The film also has a strange thread about autism, and I should be upfront here that I am personally autistic, so when I say what the FUCK, I say it with a lot of personal experience. The main character’s son is portrayed much the same as most autistic characters, a sensitive savant that seems more like an adult stuck in a kid’s body than an actual autistic child. The kid is baffling in how immune to emotion he seems, remaining as chill as the trained soldiers even in dire situations. Autistic folks can have trouble expressing their emotions, but we aren’t robots, and kids especially will quickly melt down if too much is going on. Of course, this is because he is more a prop than a real character. Nearly being killed by aliens and kidnapped by government agents is “too much”. The worst element of the film’s treatment of autism is the unchallenged assertion that autism is some sort of next step in evolution. On a scientific level, that’s not a thing, and it’s hard for me to put into words how bad this is as autistic representation.

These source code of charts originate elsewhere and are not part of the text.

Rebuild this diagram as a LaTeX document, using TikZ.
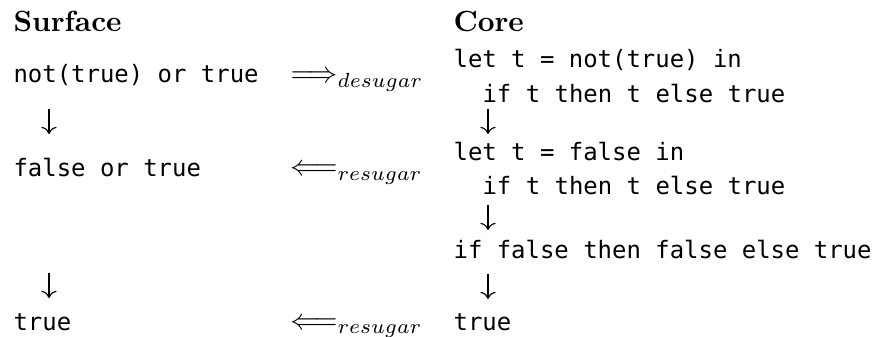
\documentclass[tikz,border=0pt]{standalone}
\usepackage{fontspec}
\setmonofont{DejaVu Sans Mono}[Scale=0.82]
\usetikzlibrary{arrows.meta}
\tikzset{
  code/.style={anchor=base west, inner sep=0pt, font=\ttfamily},
  head/.style={anchor=base west, inner sep=0pt, font=\bfseries},
  rel/.style={anchor=base west, inner sep=0pt},
  steparrow/.style={-{Computer Modern Rightarrow}, line width=0.4pt},
}
\begin{document}
\begin{tikzpicture}[x=0.3425pt,y=-0.3425pt]
\useasboundingbox (0,0) rectangle (876,337);
% headings
\node[head] (surf) at (13,32) {Surface};
\node[head] (core) at (453,32) {Core};
% surface column
\node[code] (s1) at (13,83) {not(true) or true};
\node[code] (s2) at (13,177) {false or true};
\node[code] (s3) at (13,331) {true};
% core column
\node[code] (c1) at (453,68) {let t = not(true) in};
\node[code] (c2) at (482,103) {if t then t else true};
\node[code] (c3) at (453,161) {let t = false in};
\node[code] (c4) at (482,195) {if t then t else true};
\node[code] (c5) at (453,259) {if false then false else true};
\node[code] (c6) at (453,331) {true};
% relations
\node[rel] (des) at (290,83) {$\Longrightarrow_{desugar}$};
\node[rel] (res1) at (290,176) {$\Longleftarrow_{resugar}$};
\node[rel] (res2) at (290,329) {$\Longleftarrow_{resugar}$};
% step arrows
\coordinate (la1) at (49,109);  \coordinate (lb1) at (49,134);
\coordinate (la2) at (49,273);  \coordinate (lb2) at (49,298);
\coordinate (ra1) at (488,109); \coordinate (rb1) at (488,134);
\coordinate (ra2) at (488,205); \coordinate (rb2) at (488,230);
\coordinate (ra3) at (488,274); \coordinate (rb3) at (488,299);
\draw[steparrow] (la1) -- (lb1);
\draw[steparrow] (la2) -- (lb2);
\draw[steparrow] (ra1) -- (rb1);
\draw[steparrow] (ra2) -- (rb2);
\draw[steparrow] (ra3) -- (rb3);
\end{tikzpicture}
\end{document}
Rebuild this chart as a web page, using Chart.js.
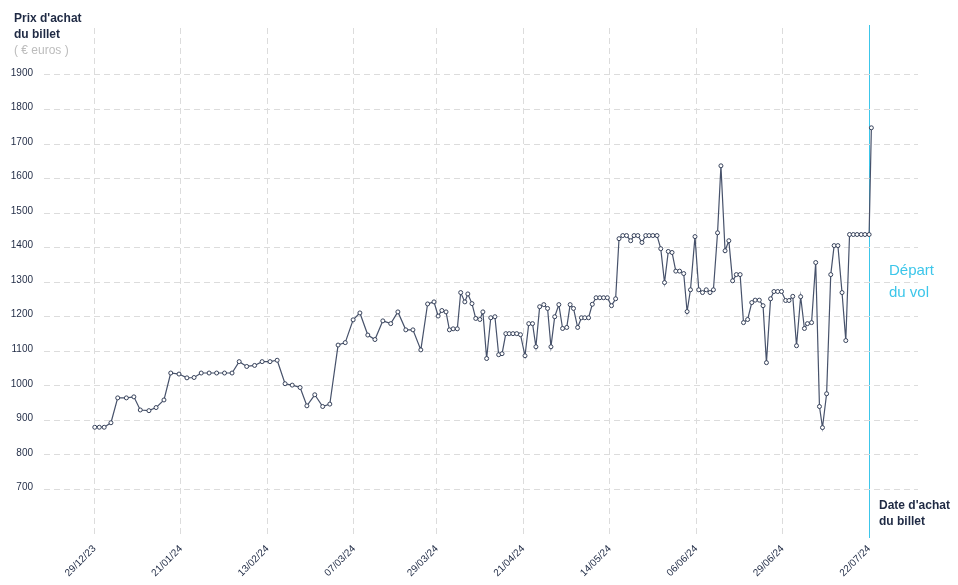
<!DOCTYPE html>
<html lang="fr">
<head>
<meta charset="utf-8">
<title>Prix d'achat du billet</title>
<script src="https://cdn.jsdelivr.net/npm/chart.js@4"></script>
<style>
  html, body { margin: 0; padding: 0; background: #fff; }
  #wrap { position: relative; width: 958px; height: 585px; font-family: "Liberation Sans", Arial, sans-serif; }
  #chart { position: absolute; left: 0; top: 0; }
  .note { position: absolute; white-space: nowrap; }
  #ytitle { left: 14px; top: 10px; font-size: 12px; line-height: 16px; font-weight: bold; color: #1f2a44; }
  #ytitle span { font-weight: normal; color: #bcbcbc; }
  #depart { left: 889px; top: 259px; font-size: 15px; line-height: 22px; color: #3cc6ea; }
  #xtitle { left: 879px; top: 497px; font-size: 12px; line-height: 16px; font-weight: bold; color: #1f2a44; }
</style>
</head>
<body>
<div id="wrap">
  <canvas id="chart" width="958" height="585"></canvas>
  <div class="note" id="ytitle">Prix d'achat<br>du billet<br><span>( € euros )</span></div>
  <div class="note" id="depart">Départ<br>du vol</div>
  <div class="note" id="xtitle">Date d'achat<br>du billet</div>
</div>
<script>
// ─── Données ─────────────────────────────────────────

// jours écoulés depuis le 29/12/23 (date d'achat)
const DAYS = [
  0.1, 1.3, 2.6, 4.4, 6.2, 8.5, 10.5, 12.2, 14.5, 16.4,
  18.5, 20.3, 22.5, 24.6, 26.5, 28.4, 30.5, 32.5, 34.6, 36.6,
  38.5, 40.5, 42.6, 44.6, 46.7, 48.6, 50.7, 52.6, 54.7, 56.5,
  58.6, 60.7, 62.6, 64.8, 66.7, 68.8, 70.6, 72.7, 74.6, 76.7,
  78.8, 80.7, 82.8, 84.7, 86.8, 88.6, 90.3, 91.4, 92.4, 93.5,
  94.4, 95.4, 96.5, 97.4, 98.5, 99.3, 100.4, 101.4, 102.5, 103.3,
  104.3, 105.4, 106.5, 107.5, 108.4, 109.4, 110.3, 111.3, 112.3, 113.3,
  114.5, 115.5, 116.5, 117.4, 118.4, 119.5, 120.5, 121.4, 122.4, 123.5,
  124.5, 125.6, 126.5, 127.4, 128.5, 129.5, 130.4, 131.4, 132.4, 133.4,
  134.4, 135.4, 136.4, 137.5, 138.6, 139.5, 140.5, 141.5, 142.6, 143.5,
  144.5, 145.6, 146.6, 147.5, 148.5, 149.6, 150.6, 151.6, 152.6, 153.6,
  154.6, 155.6, 156.7, 157.6, 158.5, 159.7, 160.7, 161.7, 162.7, 163.7,
  164.6, 165.7, 166.6, 167.7, 168.7, 169.7, 170.7, 171.7, 172.6, 173.7,
  174.8, 175.7, 176.8, 177.8, 178.7, 179.8, 180.7, 181.7, 182.7, 183.8,
  184.7, 185.7, 186.7, 187.8, 188.8, 189.6, 190.7, 191.8, 192.8, 193.6,
  194.7, 195.8, 196.7, 197.7, 198.8, 199.8, 200.8, 201.8, 202.8, 203.9,
  204.9, 206.0, 206.6
];

// prix du billet (€)
const PRICES = [
  880, 880, 880, 893, 965, 965, 968, 930, 928, 937,
  959, 1037, 1034, 1023, 1024, 1037, 1037, 1037, 1037, 1037,
  1070, 1056, 1059, 1070, 1070, 1074, 1006, 1002, 995, 942,
  974, 940, 947, 1118, 1125, 1191, 1211, 1147, 1134, 1188,
  1180, 1214, 1162, 1162, 1104, 1237, 1243, 1202, 1218, 1214,
  1162, 1165, 1165, 1270, 1243, 1266, 1238, 1195, 1192, 1214,
  1079, 1197, 1200, 1090, 1093, 1151, 1151, 1151, 1151, 1148,
  1087, 1180, 1180, 1113, 1229, 1235, 1224, 1113, 1200, 1235,
  1166, 1169, 1235, 1224, 1169, 1197, 1197, 1197, 1236, 1255,
  1255, 1255, 1255, 1232, 1252, 1426, 1435, 1435, 1420, 1435,
  1435, 1415, 1435, 1435, 1435, 1435, 1397, 1299, 1389, 1386,
  1332, 1332, 1325, 1215, 1278, 1432, 1278, 1270, 1278, 1270,
  1278, 1443, 1637, 1391, 1420, 1304, 1322, 1322, 1183, 1192,
  1241, 1248, 1248, 1232, 1067, 1252, 1273, 1273, 1273, 1247,
  1247, 1259, 1116, 1258, 1166, 1180, 1183, 1357, 940, 879,
  977, 1322, 1406, 1406, 1270, 1131, 1438, 1438, 1438, 1438,
  1438, 1438, 1747
];

const X_TICKS       = [0, 23, 46, 69, 91, 114, 137, 160, 183, 206];
const X_TICK_LABELS = ['29/12/23', '21/01/24', '13/02/24', '07/03/24', '29/03/24',
                       '21/04/24', '14/05/24', '06/06/24', '29/06/24', '22/07/24'];
const Y_TICKS       = [700, 800, 900, 1000, 1100, 1200, 1300, 1400, 1500, 1600, 1700, 1800, 1900];
const DEPART_DAY    = 206;

// ─── Graphique ─────────────────────────────────────────

const INK  = '#1f2a44';
const GRID = '#dcdcdc';
const CYAN = '#3cc6ea';
const FONT = { family: '"Liberation Sans", Arial, sans-serif', size: 10 };

// ligne verticale "Départ du vol", dessinée derrière la courbe
const departLine = {
  id: 'departLine',
  afterDatasetsDraw(chart) {
    const { ctx, chartArea, scales } = chart;
    const x = Math.round(scales.x.getPixelForValue(DEPART_DAY)) + 0.5;
    ctx.save();
    ctx.globalCompositeOperation = 'destination-over';
    ctx.strokeStyle = CYAN;
    ctx.lineWidth = 1;
    ctx.beginPath();
    ctx.moveTo(x, chartArea.top - 3);
    ctx.lineTo(x, chartArea.bottom + 3);
    ctx.stroke();
    ctx.restore();
  },
};

new Chart(document.getElementById('chart'), {
  type: 'line',
  data: {
    datasets: [{
      data: DAYS.map((d, i) => ({ x: d, y: PRICES[i] })),
      borderColor: '#47526b',
      borderWidth: 1.2,
      pointRadius: 2,
      pointBorderWidth: 1,
      pointBackgroundColor: '#fff',
      pointBorderColor: '#36415a',
      tension: 0,
    }],
  },
  options: {
    responsive: false,
    animation: false,
    layout: { padding: { top: 28, right: 40, left: 0, bottom: 0 } },
    plugins: { legend: { display: false }, tooltip: { enabled: false } },
    scales: {
      x: {
        type: 'linear',
        min: -13.4,
        max: 219,
        afterBuildTicks: s => { s.ticks = X_TICKS.map(v => ({ value: v })); },
        afterFit: s => { s.height = 50; },
        grid: {
          color: c => (c.tick && c.tick.value === DEPART_DAY ? 'rgba(0,0,0,0)' : GRID),
          drawTicks: false,
        },
        border: { display: false, dash: [6, 4] },
        ticks: {
          color: INK,
          font: FONT,
          minRotation: 45,
          maxRotation: 45,
          padding: 8,
          autoSkip: false,
          callback: (v, i) => X_TICK_LABELS[i],
        },
      },
      y: {
        min: 568,
        max: 2036,
        afterBuildTicks: s => { s.ticks = Y_TICKS.map(v => ({ value: v })); },
        afterFit: s => { s.width = 44; },
        grid: { color: GRID, drawTicks: false },
        border: { display: false, dash: [6, 4] },
        ticks: {
          color: INK,
          font: FONT,
          padding: 11,
          labelOffset: -2,
          callback: v => String(v),
        },
      },
    },
  },
  plugins: [departLine],
});
</script>
</body>
</html>
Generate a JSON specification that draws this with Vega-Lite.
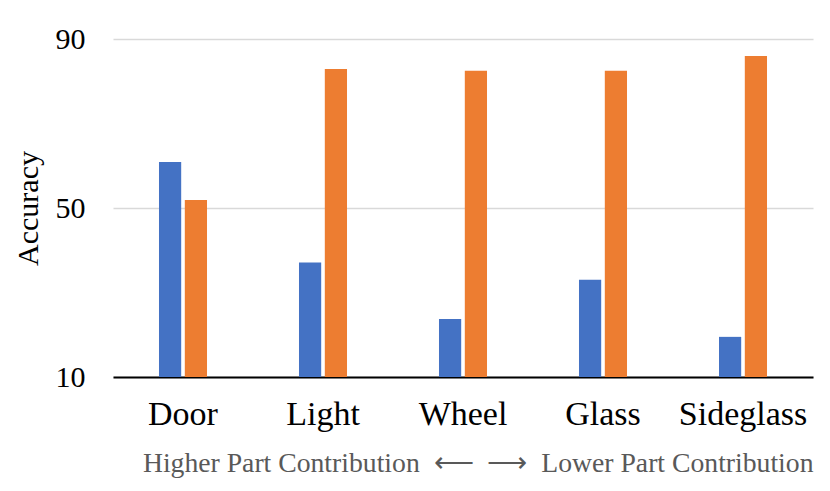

The Predator is a grim note to end the series on, somehow more jingoistic than an original made in the depths of the cold war. The Predators have always hunted violent people, with some hints at blurring the edges between themselves and their victims, but here, I’m not sure there is one. Despite the complete loss of horror elements in the series by this point, this movie may be the most disturbing of them all. Even with that in mind, I do have some hope for Prey. The historical setting is a nice change of pace for the series, and the name alone suggests a return to horror. Will it deliver? That’s impossible to say, so far. But I hope it can breathe life into a franchise that has languished for a while now on a sour note.